Your typical subordinate might have a weekly meeting with you, a department meeting, and a company meeting. They attend one birthday party per month, which should be combined with either the company or department meeting. That’s three one-hour meetings per week. They may have one or two other monthly or quarterly meetings. That’s not so bad. They may accumulate other meetings, but people should be encouraged to establish such meetings for a limited time. ("We’ll have this project meeting weekly until the major release.")
    If people need to meet semi-regularly, they should schedule a weekly time for the meeting, and cancel the meeting if there is no need that week. An easy way to do this is to schedule the time, and presume the meeting is canceled unless the organizer of the meeting issues an agenda the day before.
    Late-starting meetings are insidious. If meetings usually start late, then people have an incentive to come late, so they waste less time. This often descends into competition to deliberately arrive last, as a way to demonstrate your importance. ("You must wait, so my precious time is not wasted.") The result is a drastic productivity hit. A meeting of six people starting 10 minutes late costs the company an hour in lost productivity. What is the opportunity cost of that hour?
    To control the cost of meetings, you need to put a stop to these games. Start meetings on time. Tell your people that you start meetings on time, and in fact all meetings in your department start on time. If a meeting is more than three minutes late, and people are missing, start anyway. If key people are not present, cancel the meeting and leave.

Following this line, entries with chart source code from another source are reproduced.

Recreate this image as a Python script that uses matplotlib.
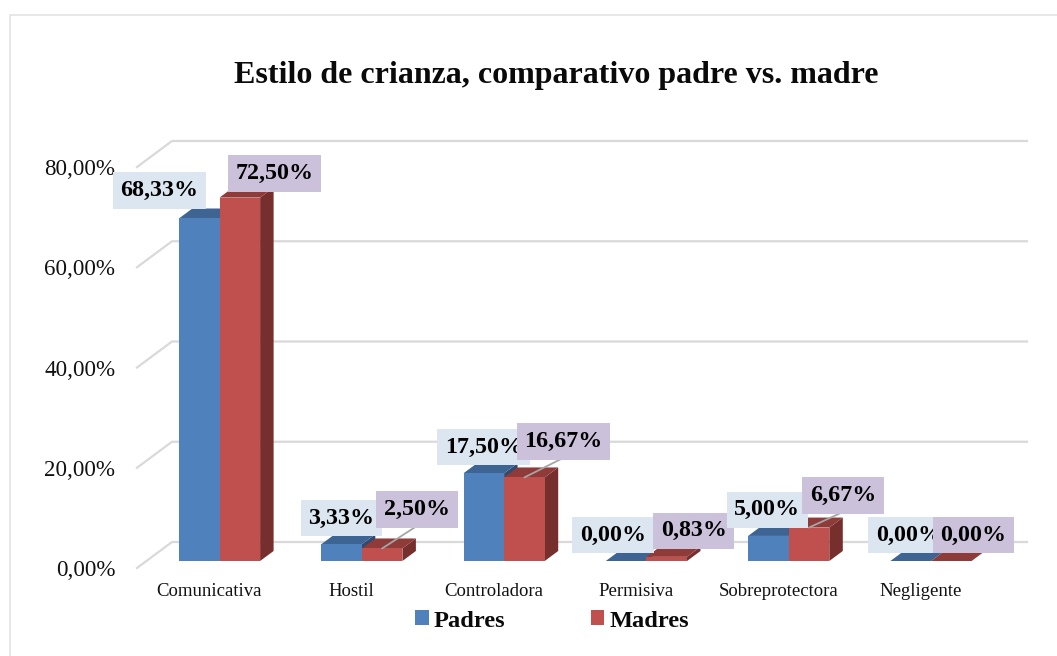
import matplotlib
matplotlib.use("Agg")
import matplotlib.pyplot as plt
from matplotlib.lines import Line2D
from matplotlib.patches import Polygon, Patch

plt.rcParams['font.family'] = ['Liberation Serif', 'DejaVu Serif']

categories = ["Comunicativa", "Hostil", "Controladora", "Permisiva", "Sobreprotectora", "Negligente"]
padres = [68.33, 3.33, 17.50, 0.00, 5.00, 0.00]
madres = [72.50, 2.50, 16.67, 0.83, 6.67, 0.00]
y_ticks = [0, 20, 40, 60, 80]

# offset of each label box from the top of its bar, in pixels
padres_offsets = [(-40, 28), (0, 26), (0, 26), (-13, 26), (-1, 26), (-2, 26)]
madres_offsets = [(35, 24), (35, 39), (39, 36), (27, 26), (34, 32), (22, 26)]
madres_leader = [False, True, True, False, True, False]

W, H = 1057, 656
PX_X = 142.3      # pixels per category
PX_Y = 5.0125     # pixels per percent
LEFT, RIGHT, BOTTOM, TOP = 137, 1027, 568, 130

fig = plt.figure(figsize=(W / 100, H / 100), dpi=100)
ax = fig.add_axes([LEFT / W, 1 - BOTTOM / H, (RIGHT - LEFT) / W, (BOTTOM - TOP) / H])
ax.set_xlim((LEFT - 219.5) / PX_X, (RIGHT - 219.5) / PX_X)
ax.set_ylim(0, (BOTTOM - TOP) / PX_Y)
ax.patch.set_visible(False)
for s in ax.spines.values():
    s.set_visible(False)

GRID = '#D9D9D9'
wall_dx, wall_dy = 35 / PX_X, 26 / PX_Y
x_end = ax.get_xlim()[1]
x_start = ax.get_xlim()[0]
for t in y_ticks:
    ax.plot([x_start, x_start + wall_dx, x_end], [t, t + wall_dy, t + wall_dy],
            color=GRID, lw=1.6, zorder=1, clip_on=False)

ax.set_yticks(y_ticks)
ax.set_yticklabels([f"{t:.2f}%".replace('.', ',') for t in y_ticks], fontsize=16.6, color='#111111')
ax.set_xticks([i - 10.5 / PX_X for i in range(len(categories))])
ax.set_xticklabels(categories, fontsize=13.5, color='#111111')
ax.tick_params(axis='y', length=0, pad=15.5)
ax.tick_params(axis='x', length=0, pad=11)

bar_w = 40.6 / PX_X
dep_x, dep_y = 13.5 / PX_X, 10 / PX_Y
base = 7 / PX_Y


def draw_bars(values, shift, front, top, side, z):
    for i, v in enumerate(values):
        x0 = i + shift - bar_w / 2
        x1 = i + shift + bar_w / 2
        y1 = base + v
        ax.add_patch(Polygon([(x1, base), (x1 + dep_x, base + dep_y), (x1 + dep_x, y1 + dep_y), (x1, y1)],
                             facecolor=side, edgecolor='none', zorder=z))
        ax.add_patch(Polygon([(x0, y1), (x0 + dep_x, y1 + dep_y), (x1 + dep_x, y1 + dep_y), (x1, y1)],
                             facecolor=top, edgecolor='none', zorder=z))
    ax.bar([i + shift for i in range(len(values))], values, width=bar_w, bottom=base,
           color=front, linewidth=0, zorder=z + 0.1)


draw_bars(padres, -bar_w / 2, '#4F81BD', '#3E6493', '#2F4C70', 2)
draw_bars(madres, bar_w / 2, '#C0504D', '#8E3B39', '#772F2D', 2.5)


def add_label(i, shift, v, offset, box, leader=False):
    arrow = None
    if leader:
        # relpos y below 0 so the line ends at the bottom edge of the box, not the text
        arrow = dict(arrowstyle='-', color='#A6A6A6', lw=1.3, relpos=(0.5, -0.28),
                     patchA=None, shrinkA=0, shrinkB=0)
    ax.annotate(f"{v:.2f}%".replace('.', ','), xy=(i + shift, base + v), xycoords='data',
                xytext=offset, textcoords='offset pixels', ha='center', va='center',
                fontsize=17.3, fontweight='bold', color='black', zorder=5,
                bbox=dict(boxstyle='square,pad=0.32', facecolor=box, edgecolor='none'),
                arrowprops=arrow, annotation_clip=False)


for i in range(len(categories)):
    add_label(i, -bar_w / 2, padres[i], padres_offsets[i], '#DCE6F1')
    add_label(i, bar_w / 2, madres[i], madres_offsets[i], '#CCC1DA', madres_leader[i])

fig.text(556 / W, 1 - 75 / H, "Estilo de crianza, comparativo padre vs. madre",
         ha='center', va='center', fontsize=23, fontweight='bold', color='#0A0A0A')

# chart frame, runs off the right and bottom of the picture
fig.add_artist(Line2D([10 / W, 10 / W, 1], [0, 1 - 15 / H, 1 - 15 / H], color='#E3E3E3', lw=1.2))

handles = [Patch(facecolor='#4F81BD', label='Padres'), Patch(facecolor='#C0504D', label='Madres')]
fig.legend(handles=handles, loc='center', bbox_to_anchor=(552 / W, 1 - 621 / H), ncols=2, frameon=False,
           prop={'weight': 'bold', 'size': 17.6}, handlelength=0.55, handleheight=0.55,
           handletextpad=0.2, columnspacing=3.5, labelcolor='#0A0A0A')

fig.savefig('out.png', dpi=100)
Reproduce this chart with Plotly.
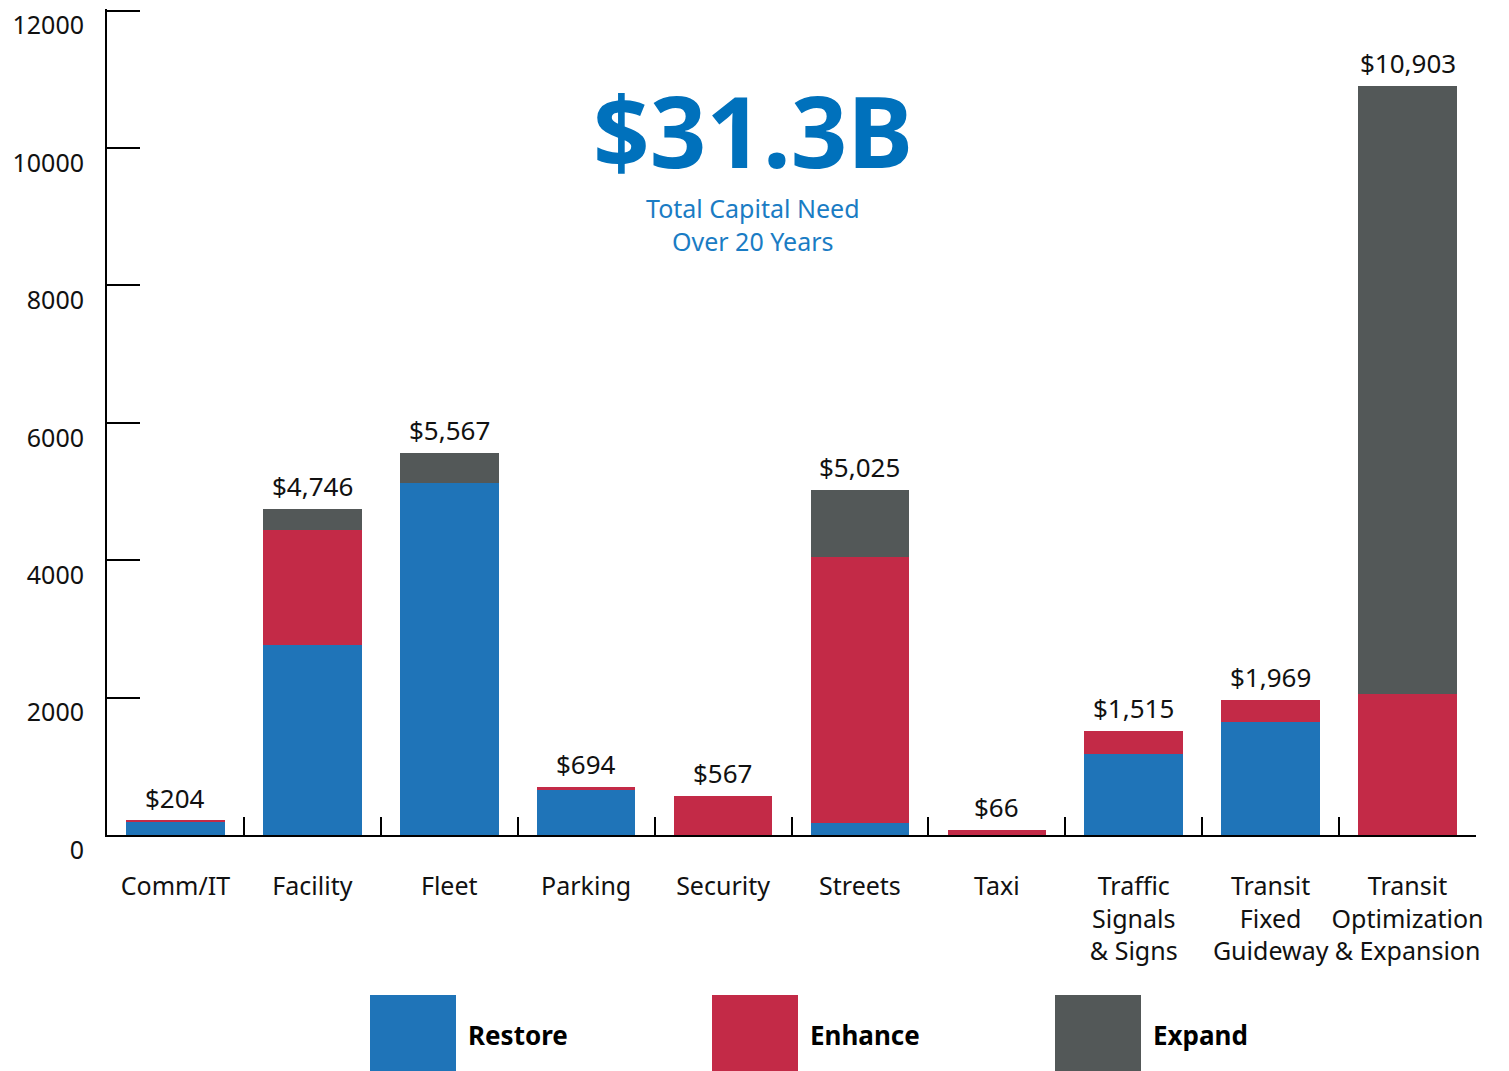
import plotly.graph_objects as go

categories = ["Comm/IT", "Facility", "Fleet", "Parking", "Security", "Streets", "Taxi",
              "Traffic<br>Signals<br>& Signs", "Transit<br>Fixed<br>Guideway",
              "Transit<br>Optimization<br>& Expansion"]
restore = [190, 2770, 5130, 654, 0, 174, 0, 1174, 1652, 0]
enhance = [14, 1665, 0, 40, 567, 3869, 66, 341, 317, 2054]
expand = [0, 311, 437, 0, 0, 982, 0, 0, 0, 8849]
totals = [204, 4746, 5567, 694, 567, 5025, 66, 1515, 1969, 10903]
series = ["Restore", "Enhance", "Expand"]
colors = ["#1F74B8", "#C32A47", "#535858"]
yticks = [0, 2000, 4000, 6000, 8000, 10000, 12000]

# page body adds an 8px margin, so the figure is shrunk to fit the window
OFF = 8
W, H = 1509 - OFF, 1071 - OFF
L, R, T, B = 107 - OFF, 33, 1, 236
FONT = "Noto Sans"


def px_x(x):
    return (x - OFF - L) / (W - L - R)


def px_y(y):
    return (H - B - (y - OFF)) / (H - T - B)


fig = go.Figure()
for name, vals, col in zip(series, [restore, enhance, expand], colors):
    fig.add_trace(go.Bar(x=categories, y=vals, name=name, marker_color=col,
                         marker_line_width=0, width=0.72, showlegend=False))

# value labels on top of each bar
for cat, tot in zip(categories, totals):
    fig.add_annotation(x=cat, y=tot, text="${:,}".format(tot), showarrow=False,
                       yanchor="bottom", yshift=3,
                       font=dict(family=FONT, size=26, color="#111111"))

# headline
fig.add_annotation(xref="paper", yref="paper", x=px_x(753), y=px_y(130),
                   yanchor="middle", text="<b>$31.3B</b>", showarrow=False,
                   font=dict(family=FONT, size=99, color="#0071BC"))
fig.add_annotation(xref="paper", yref="paper", x=px_x(753), y=px_y(225),
                   yanchor="middle", text="Total Capital Need<br>Over 20 Years",
                   showarrow=False, font=dict(family=FONT, size=25, color="#1A7CC4"))

# custom legend below the axis
box_left = [370, 712, 1055]
for name, col, bx in zip(series, colors, box_left):
    fig.add_shape(type="rect", xref="paper", yref="paper",
                  x0=px_x(bx), x1=px_x(bx + 86), y0=px_y(995), y1=px_y(1080),
                  fillcolor=col, line_width=0)
    fig.add_annotation(xref="paper", yref="paper", x=px_x(bx + 96), y=px_y(1035),
                       xanchor="left", yanchor="middle", text="<b>%s</b>" % name,
                       showarrow=False,
                       font=dict(family=FONT, size=26, color="#000000"))

fig.update_layout(
    barmode="stack",
    width=W, height=H,
    margin=dict(l=L, r=R, t=T, b=B),
    plot_bgcolor="white", paper_bgcolor="white",
    font=dict(family=FONT, size=25, color="#111111"),
    xaxis=dict(showline=True, linecolor="black", linewidth=2, automargin=False,
               ticks="inside", tickson="boundaries", ticklen=18, tickwidth=2,
               tickcolor="black", ticklabelstandoff=28, showgrid=False, tickangle=0,
               tickfont=dict(family=FONT, size=25)),
    yaxis=dict(range=[0, 12025], tickvals=yticks, ticktext=[str(v) for v in yticks],
               showline=True, linecolor="black", automargin=False,
               linewidth=2, ticks="inside", ticklen=33, tickwidth=2, tickcolor="black",
               showgrid=False, zeroline=False, ticklabelshift=15,
               ticklabelstandoff=16, ticklabeloverflow="allow",
               tickfont=dict(family=FONT, size=25)),
)

fig.write_html("out.html")
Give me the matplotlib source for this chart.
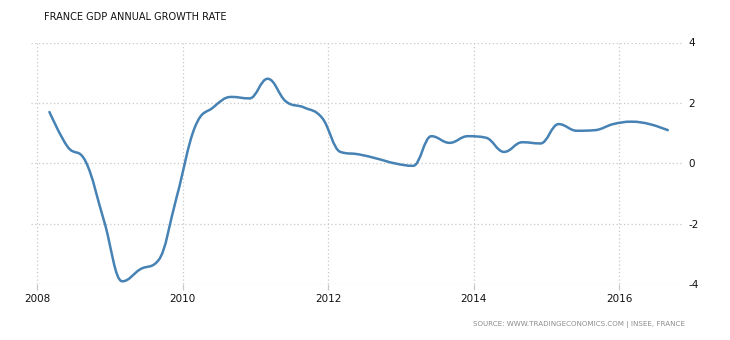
import numpy as np
import matplotlib
matplotlib.use("Agg")
import matplotlib.pyplot as plt
from matplotlib.path import Path
from matplotlib.patches import PathPatch

# France GDP, year-on-year growth (%), quarterly
quarters = [
    "2008Q1", "2008Q2", "2008Q3", "2008Q4",
    "2009Q1", "2009Q2", "2009Q3", "2009Q4",
    "2010Q1", "2010Q2", "2010Q3", "2010Q4",
    "2011Q1", "2011Q2", "2011Q3", "2011Q4",
    "2012Q1", "2012Q2", "2012Q3", "2012Q4",
    "2013Q1", "2013Q2", "2013Q3", "2013Q4",
    "2014Q1", "2014Q2", "2014Q3", "2014Q4",
    "2015Q1", "2015Q2", "2015Q3", "2015Q4",
    "2016Q1", "2016Q2", "2016Q3",
]
growth = [
    1.7, 0.55, 0.05, -1.9,
    -3.9, -3.5, -3.2, -1.1,
    1.2, 1.85, 2.2, 2.15,
    2.8, 2.05, 1.85, 1.5,
    0.38, 0.3, 0.16, 0.0,
    -0.08, 0.9, 0.68, 0.9,
    0.85, 0.38, 0.7, 0.66,
    1.3, 1.08, 1.1, 1.3,
    1.38, 1.3, 1.1,
]
year_ticks = [2008, 2010, 2012, 2014, 2016]
value_ticks = [-4, -2, 0, 2, 4]

TITLE = "FRANCE GDP ANNUAL GROWTH RATE"
SOURCE = "SOURCE: WWW.TRADINGECONOMICS.COM | INSEE, FRANCE"


def quarter_to_year(q):
    year, qn = int(q[:4]), int(q[-1])
    return year + (3 * qn - 1) / 12.0


def smooth_path(xs, ys, smoothing=1.5):
    """Cubic Bezier spline through the points, without false extremes."""
    n = len(xs)
    denom = smoothing + 1
    left = [(xs[i], ys[i]) for i in range(n)]
    right = [(xs[i], ys[i]) for i in range(n)]
    for i in range(1, n - 1):
        px, py = xs[i], ys[i]
        lx, ly = xs[i - 1], ys[i - 1]
        nx, ny = xs[i + 1], ys[i + 1]
        lcx = (smoothing * px + lx) / denom
        lcy = (smoothing * py + ly) / denom
        rcx = (smoothing * px + nx) / denom
        rcy = (smoothing * py + ny) / denom
        if rcx != lcx:
            corr = (rcy - lcy) * (rcx - px) / (rcx - lcx) + py - rcy
            lcy += corr
            rcy += corr
        if lcy > ly and lcy > py:
            lcy = max(ly, py)
            rcy = 2 * py - lcy
        elif lcy < ly and lcy < py:
            lcy = min(ly, py)
            rcy = 2 * py - lcy
        if rcy > ny and rcy > py:
            rcy = max(ny, py)
            lcy = 2 * py - rcy
        elif rcy < ny and rcy < py:
            rcy = min(ny, py)
            lcy = 2 * py - rcy
        left[i] = (lcx, lcy)
        right[i] = (rcx, rcy)
    verts = [(xs[0], ys[0])]
    codes = [Path.MOVETO]
    for i in range(1, n):
        verts += [right[i - 1], left[i], (xs[i], ys[i])]
        codes += [Path.CURVE4] * 3
    return Path(verts, codes)


x = np.array([quarter_to_year(q) for q in quarters])
y = np.array(growth)

fig = plt.figure(figsize=(7.3, 3.4), dpi=100)
ax = fig.add_axes([31 / 730, 1 - 284.3 / 340, (683 - 31) / 730, (284.3 - 42.5) / 340])

grid_kw = dict(color="#c8c8c8", linewidth=0.9, linestyle=(0, (1, 2)))
ax.grid(True, axis="both", **grid_kw)
ax.set_axisbelow(True)

ax.add_patch(PathPatch(smooth_path(x, y), fill=False, edgecolor="#4682b4",
                       linewidth=1.8, capstyle="round", joinstyle="round", zorder=3))

ax.set_xlim(2007.913, 2016.876)
ax.set_ylim(-4, 4)
ax.set_xticks(year_ticks)
ax.set_xticklabels([str(v) for v in year_ticks])
ax.set_yticks(value_ticks)
ax.set_yticklabels([str(v) for v in value_ticks])
ax.yaxis.tick_right()

for s in ax.spines.values():
    s.set_visible(False)

ax.tick_params(axis="x", length=4, width=0.9, color="#c8c8c8", pad=3,
               labelsize=7.5, labelcolor="#111111")
ax.tick_params(axis="y", length=0, pad=4, labelsize=7.5, labelcolor="#111111")

fig.text(44 / 730, 1 - 17 / 340, TITLE, fontsize=7.05, color="#111111",
         ha="left", va="center")
fig.text(685 / 730, 1 - 325 / 340, SOURCE, fontsize=5.1, color="#8c8c8c",
         ha="right", va="center")

fig.savefig("out.png", dpi=100)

    The above works for meetings composed of people within your reporting tree, in most corporate cultures. Also, it works if you explain why it’s important to start meetings on time.
    Very occasionally, you will be late for a meeting. Apologize sincerely. One day, you will arrive late for a meeting to find that the meeting was canceled and everybody left. This is a great day.
    You will spend more time in meetings than the typical employee. You may spend most of your time in meetings, or else in on-going email discussions, which are meetings, except slowed-down by the low bandwidth of email compared to face:face communication. At least some of the meetings will be with your peers and superiors, so you don’t have so much control over how these are run. But, over time, you can make suggestions for improvement. Throwing a fit in front of your boss over the late start of a meeting usually does not have the desired effect.
    In meetings, pay attention to the speaker. Look at them, and listen to their words. Take notes, if you want. Don’t daydream, check email, make side conversations, or read. Don’t take phone calls, at least not very often. People take their cues from you. If you act like the meeting is unimportant, everyone will think so, and the meeting will be a waste of time.
    At the end of the meeting, it’s sometimes useful to ask yourself, "what could I have done to improve the meeting?" This is especially useful for a kind of meeting you don’t have lots of experience with. You should do this periodically for 1:1s. Often, in retrospect, a meeting would have been improved if you had not said something. Since you are a senior person, your words carry weight. Even if there is no real damage from something you said, it can still easily derail a meeting.